Captain Josiah Peabody, United States Navy, in command of the USS Delaware, is the viewpoint character. Peabody has served in the Navy since its earliest days; he also overcame alcoholism by sheer will power, having come from a family of alcoholics. To help save his brother from the same fate, he ships him aboard as captain's clerk with the rank of midshipman.
The Delaware escapes from blockaded New York City in the winter of 1813-1814 and sails south to destroy British commerce in the Caribbean. In doing so, a French vessel appears, and neither the Americans nor the British know that Napoleon has surrendered, the French monarchy has been restored, and France is now at peace with Britain. The French vessel carries the new Royalist, French governor of a Caribbean Island, and some of his beautiful relatives.
The Delaware proceeds to capture a British post-office packet carrying the pay for the British Army in Canada, then raids several islands, including St. Kitts. In the course of action, off the weather shore of Martinique, Delaware encounters the frigate HMS Calypso, Sir Hugh Davenant, commanding, accompanied by two smaller ships. The action between the four is interrupted when the French inform both parties that they will not allow French neutrality to be violated.
Both belligerents are trapped by a rule of international law which requires twenty-four hours to pass before ships of one belligerent power can sail after a ship of the opposing side can sail. Davenant, a man of hot-tempered speech, insists he sail first, because he cannot allow the Americans a free hand at sea; to do so would lead to his court-martial. Peabody replies "We have courts-martial in our service, too." The Governor suggests anchoring overnight.
The next morning, at the exact minute of dawn, both the Calypso and the Delaware cast loose and set sail for international waters. They are so closely matched that the French fire on both ships, warning them to come about. This time, the Governor suggests an armistice of a week.
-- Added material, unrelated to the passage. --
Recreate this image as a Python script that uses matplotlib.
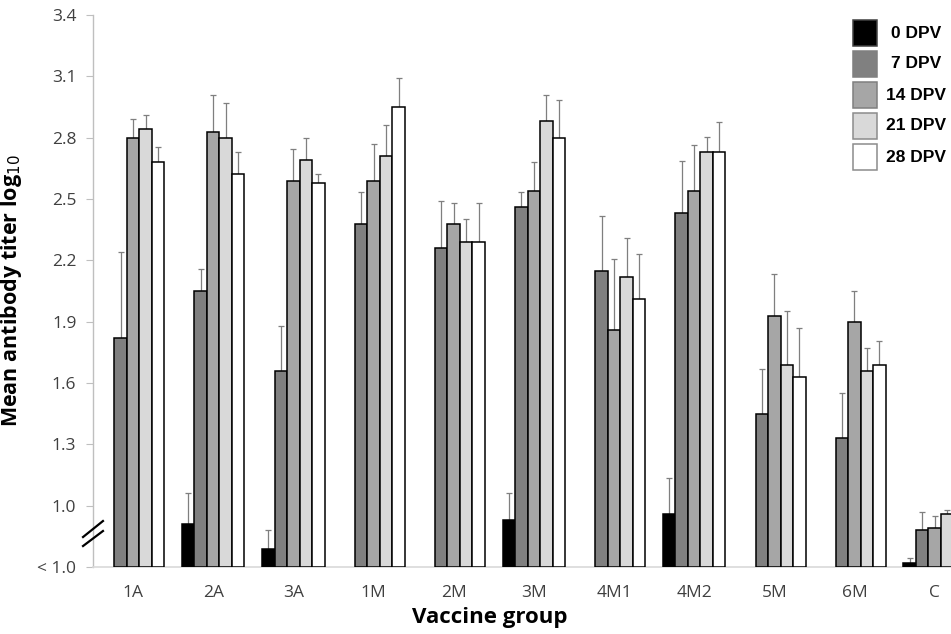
import numpy as np
import matplotlib
matplotlib.use("Agg")
import matplotlib.pyplot as plt
from matplotlib.patches import Rectangle
from matplotlib.lines import Line2D

nan = np.nan
groups = ['1A', '2A', '3A', '1M', '2M', '3M', '4M1', '4M2', '5M', '6M', 'C']
series = ['0 DPV', '7 DPV', '14 DPV', '21 DPV', '28 DPV']

dpv0 = [nan, 0.91, 0.79, nan, nan, 0.93, nan, 0.96, nan, nan, 0.72]
dpv0_err = [0, 0.15, 0.09, 0, 0, 0.13, 0, 0.175, 0, 0, 0.022]
dpv7 = [1.82, 2.05, 1.66, 2.38, 2.26, 2.46, 2.15, 2.43, 1.45, 1.33, 0.88]
dpv7_err = [0.42, 0.11, 0.22, 0.155, 0.23, 0.073, 0.265, 0.257, 0.22, 0.22, 0.088]
dpv14 = [2.80, 2.83, 2.59, 2.59, 2.38, 2.54, 1.86, 2.54, 1.93, 1.90, 0.89]
dpv14_err = [0.09, 0.18, 0.155, 0.18, 0.10, 0.14, 0.345, 0.225, 0.204, 0.148, 0.06]
dpv21 = [2.84, 2.80, 2.69, 2.71, 2.29, 2.88, 2.12, 2.73, 1.69, 1.66, 0.96]
dpv21_err = [0.07, 0.17, 0.11, 0.153, 0.11, 0.13, 0.19, 0.075, 0.264, 0.113, 0.02]
dpv28 = [2.68, 2.62, 2.58, 2.95, 2.29, 2.80, 2.01, 2.73, 1.63, 1.69, 0.97]
dpv28_err = [0.075, 0.108, 0.04, 0.144, 0.19, 0.186, 0.22, 0.145, 0.238, 0.114, 0.03]

yticks = [0.7, 1.0, 1.3, 1.6, 1.9, 2.2, 2.5, 2.8, 3.1, 3.4]
ytick_labels = ['< 1.0', '1.0', '1.3', '1.6', '1.9', '2.2', '2.5', '2.8', '3.1', '3.4']

values = [dpv0, dpv7, dpv14, dpv21, dpv28]
errors = [dpv0_err, dpv7_err, dpv14_err, dpv21_err, dpv28_err]
colors = ['#000000', '#808080', '#a6a6a6', '#d9d9d9', '#ffffff']
legend_edges = ['#404040', '#7f7f7f', '#7f7f7f', '#8c8c8c', '#8c8c8c']

base = 0.7
W, H = 951, 634
fig = plt.figure(figsize=(W / 100, H / 100), dpi=100)
ax = fig.add_axes([93 / W, 67 / H, 881.7 / W, 552 / H])

x = np.arange(len(groups))
bw = 0.156
for i, (vals, errs, col) in enumerate(zip(values, errors, colors)):
    v = np.array(vals, dtype=float)
    e = np.array(errs, dtype=float)
    pos = x + (i - 2) * bw
    ax.bar(pos, v - base, bottom=base, width=bw, color=col,
           edgecolor='black', linewidth=1.1, zorder=3)
    mask = ~np.isnan(v)
    ax.errorbar(pos[mask], v[mask], yerr=[np.zeros(mask.sum()), e[mask]],
                fmt='none', ecolor='#7f7f7f', elinewidth=0.9, capsize=2.2,
                capthick=0.9, zorder=2)

ax.set_xlim(-0.5, len(groups) - 0.5)
ax.set_ylim(0.7, 3.4)
ax.set_yticks(yticks)
ax.set_yticklabels(ytick_labels)
ax.set_xticks(x)
ax.set_xticklabels(groups)

for s in ['top', 'right']:
    ax.spines[s].set_visible(False)
ax.spines['left'].set_color('#bfbfbf')
ax.spines['bottom'].set_color('#d9d9d9')
ax.spines['left'].set_linewidth(1.0)
ax.spines['bottom'].set_linewidth(1.2)

ax.tick_params(axis='y', length=5, width=0.8, color='#bfbfbf', pad=7,
               labelsize=12.5, labelcolor='#404040')
ax.tick_params(axis='x', length=0, pad=13, labelsize=12.5, labelcolor='#404040')
for lab in ax.get_xticklabels() + ax.get_yticklabels():
    lab.set_fontfamily('Open Sans')

ax.set_ylabel('Mean antibody titer log$_{10}$', fontsize=15.5, fontweight='bold',
              fontfamily='Open Sans', color='black')
ax.set_xlabel('Vaccine group', fontsize=16, fontweight='bold',
              fontfamily='Open Sans', color='black')
ax.yaxis.set_label_coords(-0.078, 0.5)
ax.xaxis.set_label_coords(0.45, -0.072)

# axis break marks
for y0, y1 in [(0.0543, 0.0833), (0.038, 0.0652)]:
    ax.add_line(Line2D([-0.0113, 0.0113], [y0, y1], transform=ax.transAxes,
                       color='black', linewidth=1.6, clip_on=False, zorder=5))

# legend (manual, centred labels)
top0 = 20
step = 31
for i, lab in enumerate(series):
    ytop = top0 + i * step
    fig.patches.append(Rectangle((853 / W, 1 - (ytop + 25.5) / H), 24 / W, 25.5 / H,
                                 transform=fig.transFigure, facecolor=colors[i],
                                 edgecolor=legend_edges[i], linewidth=1.1))
    fig.text(916 / W, 1 - (ytop + 13) / H, lab, ha='center', va='center',
             fontsize=12.5, fontweight='bold', fontfamily='Liberation Sans',
             color='black')

fig.savefig('out.png', dpi=100)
During the week, Peabody falls in love with Anne de Villebois, the daughter of the Governor, and marries her. Unfortunately, his nephew deserts the ship and marries another French planter.
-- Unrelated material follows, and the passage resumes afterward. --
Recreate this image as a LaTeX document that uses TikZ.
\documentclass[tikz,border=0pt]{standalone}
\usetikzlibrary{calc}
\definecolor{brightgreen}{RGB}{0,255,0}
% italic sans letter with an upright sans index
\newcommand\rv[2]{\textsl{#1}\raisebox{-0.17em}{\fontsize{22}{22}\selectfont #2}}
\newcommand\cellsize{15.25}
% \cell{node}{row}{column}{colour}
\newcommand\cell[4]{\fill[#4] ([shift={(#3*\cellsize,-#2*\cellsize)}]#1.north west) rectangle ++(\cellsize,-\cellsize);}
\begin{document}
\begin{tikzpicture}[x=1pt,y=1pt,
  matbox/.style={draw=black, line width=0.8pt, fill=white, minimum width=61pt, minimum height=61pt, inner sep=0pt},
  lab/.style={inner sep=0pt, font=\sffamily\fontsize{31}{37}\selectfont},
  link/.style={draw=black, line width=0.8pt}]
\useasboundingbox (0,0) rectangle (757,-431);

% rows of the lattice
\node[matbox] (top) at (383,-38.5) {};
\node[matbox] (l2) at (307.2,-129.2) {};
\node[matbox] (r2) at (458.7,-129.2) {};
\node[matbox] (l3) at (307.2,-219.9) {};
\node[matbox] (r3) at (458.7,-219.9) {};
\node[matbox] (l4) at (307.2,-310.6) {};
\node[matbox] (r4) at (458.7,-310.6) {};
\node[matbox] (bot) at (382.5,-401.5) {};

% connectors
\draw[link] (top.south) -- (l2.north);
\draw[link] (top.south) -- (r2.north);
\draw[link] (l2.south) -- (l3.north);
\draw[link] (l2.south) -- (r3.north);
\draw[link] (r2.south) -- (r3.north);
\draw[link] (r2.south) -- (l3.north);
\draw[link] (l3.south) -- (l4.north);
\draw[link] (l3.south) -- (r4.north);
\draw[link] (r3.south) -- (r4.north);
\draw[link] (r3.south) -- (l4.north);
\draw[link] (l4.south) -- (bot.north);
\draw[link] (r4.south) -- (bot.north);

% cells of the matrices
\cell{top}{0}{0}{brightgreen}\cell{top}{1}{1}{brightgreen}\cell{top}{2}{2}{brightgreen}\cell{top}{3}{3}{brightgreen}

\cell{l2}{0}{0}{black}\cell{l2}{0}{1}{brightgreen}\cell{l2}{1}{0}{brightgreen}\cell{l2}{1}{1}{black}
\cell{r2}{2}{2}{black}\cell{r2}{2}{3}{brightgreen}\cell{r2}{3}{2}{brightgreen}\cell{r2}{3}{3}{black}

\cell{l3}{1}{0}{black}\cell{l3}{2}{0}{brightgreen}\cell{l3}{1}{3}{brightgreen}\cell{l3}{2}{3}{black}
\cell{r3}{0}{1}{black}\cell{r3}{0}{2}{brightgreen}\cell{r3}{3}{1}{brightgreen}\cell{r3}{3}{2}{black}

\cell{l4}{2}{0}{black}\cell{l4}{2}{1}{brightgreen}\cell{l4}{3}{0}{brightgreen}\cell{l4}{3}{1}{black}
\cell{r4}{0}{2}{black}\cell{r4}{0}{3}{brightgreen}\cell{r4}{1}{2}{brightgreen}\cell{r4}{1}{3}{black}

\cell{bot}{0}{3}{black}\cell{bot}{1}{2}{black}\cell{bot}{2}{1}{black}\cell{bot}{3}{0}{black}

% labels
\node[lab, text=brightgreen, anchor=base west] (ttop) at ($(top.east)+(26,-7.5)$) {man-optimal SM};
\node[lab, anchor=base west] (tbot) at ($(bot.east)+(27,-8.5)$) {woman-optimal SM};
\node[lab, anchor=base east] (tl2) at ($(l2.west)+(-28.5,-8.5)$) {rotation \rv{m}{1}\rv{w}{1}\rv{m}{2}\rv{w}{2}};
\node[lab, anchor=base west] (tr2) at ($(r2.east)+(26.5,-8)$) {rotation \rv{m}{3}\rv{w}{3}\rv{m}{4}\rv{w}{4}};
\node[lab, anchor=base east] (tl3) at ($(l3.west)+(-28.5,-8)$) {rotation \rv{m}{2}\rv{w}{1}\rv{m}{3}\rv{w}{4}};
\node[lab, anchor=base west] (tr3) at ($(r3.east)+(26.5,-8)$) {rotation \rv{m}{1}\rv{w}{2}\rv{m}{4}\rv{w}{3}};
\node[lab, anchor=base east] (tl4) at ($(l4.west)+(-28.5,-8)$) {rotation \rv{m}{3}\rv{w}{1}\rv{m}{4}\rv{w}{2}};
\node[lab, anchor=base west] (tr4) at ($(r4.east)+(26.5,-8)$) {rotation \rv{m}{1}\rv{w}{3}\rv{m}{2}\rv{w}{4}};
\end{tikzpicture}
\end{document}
Both sides accept a temporary agreement to work together to eliminate a pirate who is plaguing local commerce under the assumption neither frigate can chase him. Peabody is wounded, though not seriously; Davenant insists that his surgeon examine the wound. Both ships return to Martinique under the terms of the previous armistice. During this period, two British sailors desert the Calypso for the Delaware. Davenant requests that they be returned, but Peabody must refuse. Davenant comments that American deserters marry rich planters, especially if they are captain's brothers. Peabody demands a duel.
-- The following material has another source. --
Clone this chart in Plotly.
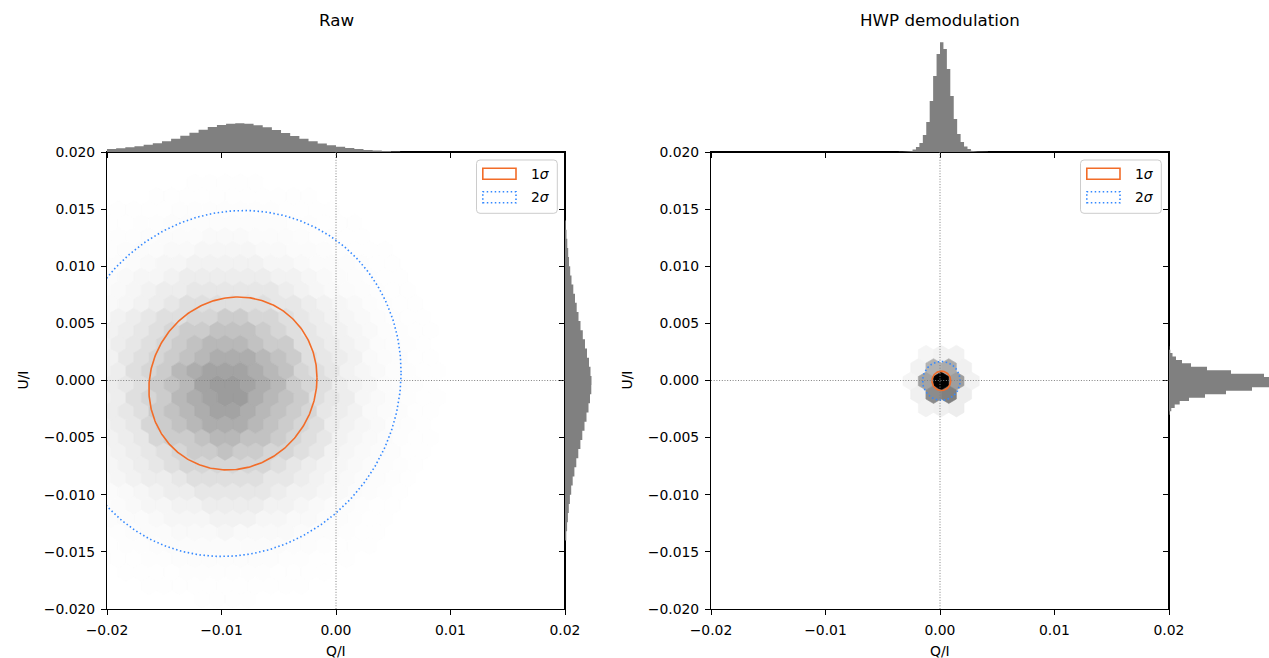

The duel is fought. Neither man is wounded, to each other's relief. Peabody then challenges Davenant to a ship-to-ship duel, as the only way the Delaware can be free to take action against a British convoy forming to attack New Orleans. The novel ends with the Americans and British learning that peace has been declared in their war. The American and British captains both end up marrying beautiful French girls, becoming friends and brothers-in-law.